Wednesday 10 February 2016

Where do all the carrots go?

She waggles the broccoli head towards me like a club. 'So what are you going to do with this?'

'Eat it!'

Facetious response. She is being serious. 'Claro, of course, but how do you cook it?'

'Well...'

'You boil it?'

'No, no... No!' Suddenly the accusation that I might boil broccoli, or anything, seems to demand strenuous denial. I sense an eagerness, an edge of discovery in this searching question from the market stall assistant, habitually a quiet woman who just gets on with the job.

'So what do you do with your broccoli?' she demands, pointing it at my heart.

It's not often I get the chance to expound our method of cooking vegetables - people tend to drift away - so I seize the moment. 'I chop it into small pieces,' I tell her with a chopping motion of the hand (Spanish requires whole-body communication) 'and cook it in a pan with a lid, adding just a very little water. So it steams, really. Then when it's nearly cooked I add a little olive oil.'

She nods approvingly as though I've passed a test. 'So you eat it as a salad.'

Well no, not salad. Or perhaps... yes, thinking about it. What she means is that we eat the broccoli as a food in its own right, not as an ingredient. That's right, I tell her: we eat it as a salad.

She places the broccoli on her weighing scales in satisfied silence. There's a feeling that we've touched on something fundamental here.

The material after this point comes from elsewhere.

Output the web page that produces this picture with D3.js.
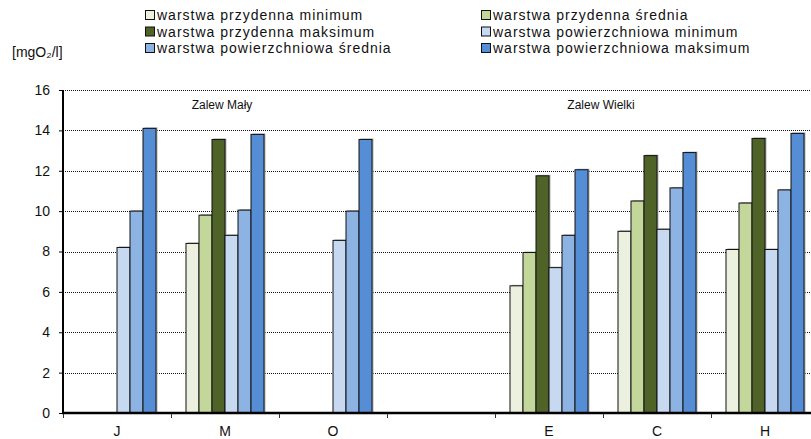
<!DOCTYPE html>
<html>
<head>
<meta charset="utf-8">
<script src="https://cdn.jsdelivr.net/npm/d3@7"></script>
<style>
    body { margin: 0; background: #fff; }
    .font { font-family: Arial, "Liberation Sans", sans-serif; fill: #111; }
    .legend-text { font-size: 14px; letter-spacing: 1px; }
</style>
</head>
<body>
<svg id="chart" width="811" height="439"></svg>
<script>
const SVG_WIDTH = 811;
const SVG_HEIGHT = 439;

// data
const CATEGORIES = ["J", "M", "O", "-", "E", "C", "H"];
const SERIES = [
    "warstwa przydenna minimum",
    "warstwa przydenna średnia",
    "warstwa przydenna maksimum",
    "warstwa powierzchniowa minimum",
    "warstwa powierzchniowa średnia",
    "warstwa powierzchniowa maksimum"
];
const BOTTOM_MIN = [null, 8.4, null, null, 6.3, 9.0, 8.1];
const BOTTOM_MEAN = [null, 9.8, null, null, 7.95, 10.5, 10.4];
const BOTTOM_MAX = [null, 13.55, null, null, 11.75, 12.75, 13.6];
const SURFACE_MIN = [8.2, 8.8, 8.55, null, 7.2, 9.1, 8.1];
const SURFACE_MEAN = [10.0, 10.05, 10.0, null, 8.8, 11.15, 11.05];
const SURFACE_MAX = [14.1, 13.8, 13.55, null, 12.05, 12.9, 13.85];
const Y_TICKS = [0, 2, 4, 6, 8, 10, 12, 14, 16];
const UNIT_LABEL = "[mgO₂/l]";
const REGION_LABELS = [
    { text: "Zalew Mały", category: "M" },
    { text: "Zalew Wielki", category: "-" }
];

const SERIES_VALUES = [BOTTOM_MIN, BOTTOM_MEAN, BOTTOM_MAX, SURFACE_MIN, SURFACE_MEAN, SURFACE_MAX];
const COLORS = ["#ebf1de", "#c4d79b", "#4f6228", "#c6d9f1", "#8db3e2", "#558ed5"];

const PLOT_LEFT = 63;
const PLOT_TOP = 90;
const PLOT_BOTTOM = 413;
const CATEGORY_WIDTH = 108;

svg = d3.select("#chart");

var xScale = d3.scaleBand()
    .domain(CATEGORIES)
    .range([PLOT_LEFT, PLOT_LEFT + CATEGORY_WIDTH * CATEGORIES.length]);
var xSubScale = d3.scaleBand()
    .domain(SERIES)
    .range([15, CATEGORY_WIDTH - 15]);
var yScale = d3.scaleLinear()
    .domain([0, 16])
    .range([PLOT_BOTTOM, PLOT_TOP]);

// dotted grid lines
svg.append("g")
    .selectAll("line")
    .data(Y_TICKS.filter(function(d) { return d > 0; }))
    .enter()
    .append("line")
    .attr("x1", PLOT_LEFT)
    .attr("x2", SVG_WIDTH)
    .attr("y1", function(d) { return Math.round(yScale(d)) + 0.5; })
    .attr("y2", function(d) { return Math.round(yScale(d)) + 0.5; })
    .attr("stroke", "#111")
    .attr("stroke-width", 1)
    .attr("stroke-dasharray", "1,1");

// bars
var barRows = [];
for (var s = 0; s < SERIES.length; s++) {
    for (var c = 0; c < CATEGORIES.length; c++) {
        if (SERIES_VALUES[s][c] !== null) {
            barRows.push({ series: SERIES[s], category: CATEGORIES[c], value: SERIES_VALUES[s][c], color: COLORS[s] });
        }
    }
}
var barGroup = svg.append("g");
barGroup.selectAll("rect.shadow")
    .data(barRows)
    .enter()
    .append("rect")
    .attr("class", "shadow")
    .attr("x", function(d) { return xScale(d.category) + xSubScale(d.series) + 1.5; })
    .attr("y", function(d) { return yScale(d.value) - 1; })
    .attr("width", xSubScale.bandwidth())
    .attr("height", function(d) { return PLOT_BOTTOM - yScale(d.value) + 1; })
    .attr("fill", "#b0b0b0");
barGroup.selectAll("rect.bar")
    .data(barRows)
    .enter()
    .append("rect")
    .attr("class", "bar")
    .attr("x", function(d) { return xScale(d.category) + xSubScale(d.series); })
    .attr("y", function(d) { return yScale(d.value); })
    .attr("width", xSubScale.bandwidth())
    .attr("height", function(d) { return PLOT_BOTTOM - yScale(d.value); })
    .attr("fill", function(d) { return d.color; })
    .attr("stroke", "#111")
    .attr("stroke-width", 1);

// y axis
var yAxis = d3.axisLeft(yScale)
    .tickValues(Y_TICKS)
    .tickSize(4)
    .tickPadding(9);
var yAxisG = svg.append("g")
    .attr("transform", "translate(" + PLOT_LEFT + ",0)")
    .call(yAxis);
yAxisG.select(".domain").attr("stroke", "#000").attr("stroke-width", 2).attr("d", "M0," + PLOT_TOP + "V" + (PLOT_BOTTOM + 1));
yAxisG.selectAll(".tick line").attr("stroke", "#000");
yAxisG.selectAll(".tick text")
    .style("font-family", "Arial, 'Liberation Sans', sans-serif")
    .style("font-size", "14px")
    .attr("fill", "#111");

// x axis
var xAxis = d3.axisBottom(xScale)
    .tickSize(0)
    .tickPadding(13)
    .tickFormat(function(d) { return d === "-" ? "" : d; });
var xAxisG = svg.append("g")
    .attr("transform", "translate(0," + PLOT_BOTTOM + ")")
    .call(xAxis);
xAxisG.select(".domain").attr("stroke", "#000").attr("stroke-width", 2.5).attr("d", "M" + (PLOT_LEFT - 1) + ",0H" + SVG_WIDTH);
xAxisG.selectAll(".tick text")
    .style("font-family", "Arial, 'Liberation Sans', sans-serif")
    .style("font-size", "14px")
    .attr("fill", "#111");
xAxisG.selectAll("line.boundary")
    .data(CATEGORIES)
    .enter()
    .append("line")
    .attr("class", "boundary")
    .attr("x1", function(d) { return xScale(d) + 0.5; })
    .attr("x2", function(d) { return xScale(d) + 0.5; })
    .attr("y1", 1)
    .attr("y2", 5)
    .attr("stroke", "#333");

// region labels
svg.selectAll("text.region")
    .data(REGION_LABELS)
    .enter()
    .append("text")
    .attr("class", "region font")
    .attr("x", function(d) { return xScale(d.category) + CATEGORY_WIDTH / 2 + (d.category === "M" ? -3 : 160); })
    .attr("y", 109)
    .attr("text-anchor", "middle")
    .style("font-size", "12px")
    .text(function(d) { return d.text; });

// unit label
svg.append("text")
    .attr("class", "font")
    .attr("x", 12)
    .attr("y", 57)
    .style("font-size", "14px")
    .text(UNIT_LABEL);

// legend: three rows, two columns, filled row by row
const LEGEND_COLUMNS_X = [145, 481];
const LEGEND_ROWS_Y = [15, 31.5, 48];
var legend = svg.append("g");
var legendItems = legend.selectAll("g")
    .data(SERIES)
    .enter()
    .append("g")
    .attr("transform", function(d, i) {
        return "translate(" + LEGEND_COLUMNS_X[i % 2] + "," + LEGEND_ROWS_Y[Math.floor(i / 2)] + ")";
    });
legendItems.append("rect")
    .attr("x", 0.5)
    .attr("y", -4.5)
    .attr("width", 9)
    .attr("height", 9)
    .attr("fill", function(d, i) { return COLORS[i]; })
    .attr("stroke", "#111")
    .attr("stroke-width", 1);
legendItems.append("text")
    .attr("class", "font legend-text")
    .attr("x", 12)
    .attr("y", 0)
    .attr("dominant-baseline", "central")
    .text(function(d) { return d; });
</script>
</body>
</html>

I've puzzled for many years over one of the most extraordinary aspects of life on this island. The place is full of fruit and vegetables, they grow them by the truckload, they sell them everywhere. There are four permanent greengrocery stalls in the local market and several more on Saturdays, specialist greengrocery shops in town and fruit-and-veg counters in every little supermarket. People emerge with shopping bags bulging with broccoli, carrots, leeks, green beans, peppers, tomatoes...

But as far as we've been able to establish, they never eat any of it.

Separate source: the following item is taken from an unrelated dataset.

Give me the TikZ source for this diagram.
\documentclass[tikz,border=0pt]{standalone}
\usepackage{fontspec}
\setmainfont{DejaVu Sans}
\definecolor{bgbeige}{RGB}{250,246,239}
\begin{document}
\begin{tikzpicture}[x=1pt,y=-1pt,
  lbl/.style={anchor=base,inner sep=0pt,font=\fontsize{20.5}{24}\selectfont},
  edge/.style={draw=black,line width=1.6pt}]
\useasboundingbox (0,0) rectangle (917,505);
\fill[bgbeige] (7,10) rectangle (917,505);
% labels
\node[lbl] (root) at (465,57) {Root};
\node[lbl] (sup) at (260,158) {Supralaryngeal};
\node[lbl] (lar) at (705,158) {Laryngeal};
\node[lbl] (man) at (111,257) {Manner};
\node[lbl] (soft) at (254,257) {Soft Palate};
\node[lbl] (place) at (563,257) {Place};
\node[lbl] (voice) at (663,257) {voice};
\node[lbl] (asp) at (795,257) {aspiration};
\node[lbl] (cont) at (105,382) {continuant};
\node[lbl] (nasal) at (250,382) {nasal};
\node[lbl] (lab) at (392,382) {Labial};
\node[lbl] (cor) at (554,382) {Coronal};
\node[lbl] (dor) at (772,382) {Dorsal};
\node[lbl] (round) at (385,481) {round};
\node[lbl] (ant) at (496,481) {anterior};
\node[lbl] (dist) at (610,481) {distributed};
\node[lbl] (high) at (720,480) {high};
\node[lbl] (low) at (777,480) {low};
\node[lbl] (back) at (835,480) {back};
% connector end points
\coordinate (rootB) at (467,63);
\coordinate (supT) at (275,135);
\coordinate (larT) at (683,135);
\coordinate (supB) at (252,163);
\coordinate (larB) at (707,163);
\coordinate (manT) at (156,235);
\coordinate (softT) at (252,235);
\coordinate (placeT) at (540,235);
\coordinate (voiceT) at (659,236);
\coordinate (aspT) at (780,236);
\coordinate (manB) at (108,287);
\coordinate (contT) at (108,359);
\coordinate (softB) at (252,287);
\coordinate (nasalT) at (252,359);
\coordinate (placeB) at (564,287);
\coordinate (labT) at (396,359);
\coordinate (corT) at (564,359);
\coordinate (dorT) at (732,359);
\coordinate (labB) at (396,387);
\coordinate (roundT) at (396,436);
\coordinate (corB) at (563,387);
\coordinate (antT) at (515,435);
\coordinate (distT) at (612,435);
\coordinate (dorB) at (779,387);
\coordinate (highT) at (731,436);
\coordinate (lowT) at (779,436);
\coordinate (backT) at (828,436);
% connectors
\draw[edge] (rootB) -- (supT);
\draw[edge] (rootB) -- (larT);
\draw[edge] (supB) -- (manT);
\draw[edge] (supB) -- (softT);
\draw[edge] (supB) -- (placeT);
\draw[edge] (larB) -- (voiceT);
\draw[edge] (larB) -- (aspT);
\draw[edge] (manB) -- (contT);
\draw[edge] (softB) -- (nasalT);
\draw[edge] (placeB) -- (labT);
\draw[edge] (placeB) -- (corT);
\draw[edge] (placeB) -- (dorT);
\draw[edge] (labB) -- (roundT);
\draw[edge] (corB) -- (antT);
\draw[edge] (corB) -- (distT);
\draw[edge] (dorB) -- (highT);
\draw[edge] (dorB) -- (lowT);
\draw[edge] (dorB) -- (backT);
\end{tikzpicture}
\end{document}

Explain, please. Okay. Take a typical fiesta here in our village (see the story dated 6 October 2015) which largely revolves around eating and drinking. There is a conveyor belt of food that begins around midday and lasts all afternoon. First up is a rich stew of garbanzos, chick peas, in meat stock. Next come plates of fried pork, eaten with bread or just with more fried pork. Then chunks of goat cheese to be eaten with home-baked bread before the next course which is bacalao, salt cod, accompanied by potatoes boiled in their skins, Canary style, and served with the mandatory oil-and-garlic sauce called mojo.

No vegetables yet, you'll notice, unless you include potatoes. Now comes the prize dish of the day, fried goat meat eaten in French style with your fingers, off the bone. A palate-cleansing salad would go down well after that... but you won't get one unless you bring your own.

Then we're into the puddings, cakes and ice lollies.

Long ago we learned what to expect at these banquets and we prepare by cramming down salad and fresh fruit in advance to lessen the craving. In fact we have a reputation as lettuce-eaters. The other day, after a splendid fish dish in a local restaurant, the proprietor Jacinta said she’d told the cook to give us plenty of salad garnish because she knew we’d eat it. We left only the fishbones. This is almost unique behaviour, everyone else sends their plate back with the salad garnish untouched.

Yet the vegetable farmers and greengrocers here are thriving! They drive all-terrain vehicles with chromium-plated cow fenders and GPS navigation, they build palaces with orange-tiled roofs. They are selling all the fruit and vegetables they can pile up on their counters.

So where on earth is it all going?

Theory 1: The restaurants take it all

This is easily knocked down. You will never be served carrots, broccoli or any other vegetable with your fish or meat here, not even as an optional extra. It’s true that any restaurant will prepare you a wonderful mixed salad, a visual and gustatory delight, but it’s salad rather than vegetables and mostly the foreign visitors who order them. No, this can’t account for it.

Theory 2: The locals eat vegetables at home although not in restaurants

No, they don’t eat them at home either, we’ve been to lots of family meals and we have never glimpsed a dish of carrots. If there’s a salad it has been created especially for us. They do eat oranges.

Theory 3: It’s the resident foreigners who buy it all

Well yes, we foreigners buy fruit and veg of course, but there aren’t all that many of us. Simple observation at the market stalls shows Gomerans hugely outnumber foreigners.

Theory 4: It all goes into soups and stews

This is slightly more convincing. Soups and stews are very much part of the local cuisine - but can they possibly eat enough soup and stew to account for such quantities?

Theory 5: People take health-giving baths in vegetable soup, like Cleopatra bathing in milk

Don’t be silly.

Theory 6: They indulge in midnight vegetable orgies, crunching carrots furtively by candlelight in the kitchen

Nope, that’s us.

I give up, it’s beyond me. Perhaps the goats get it all, the ancient secret of Gomera's wonderful cheeses.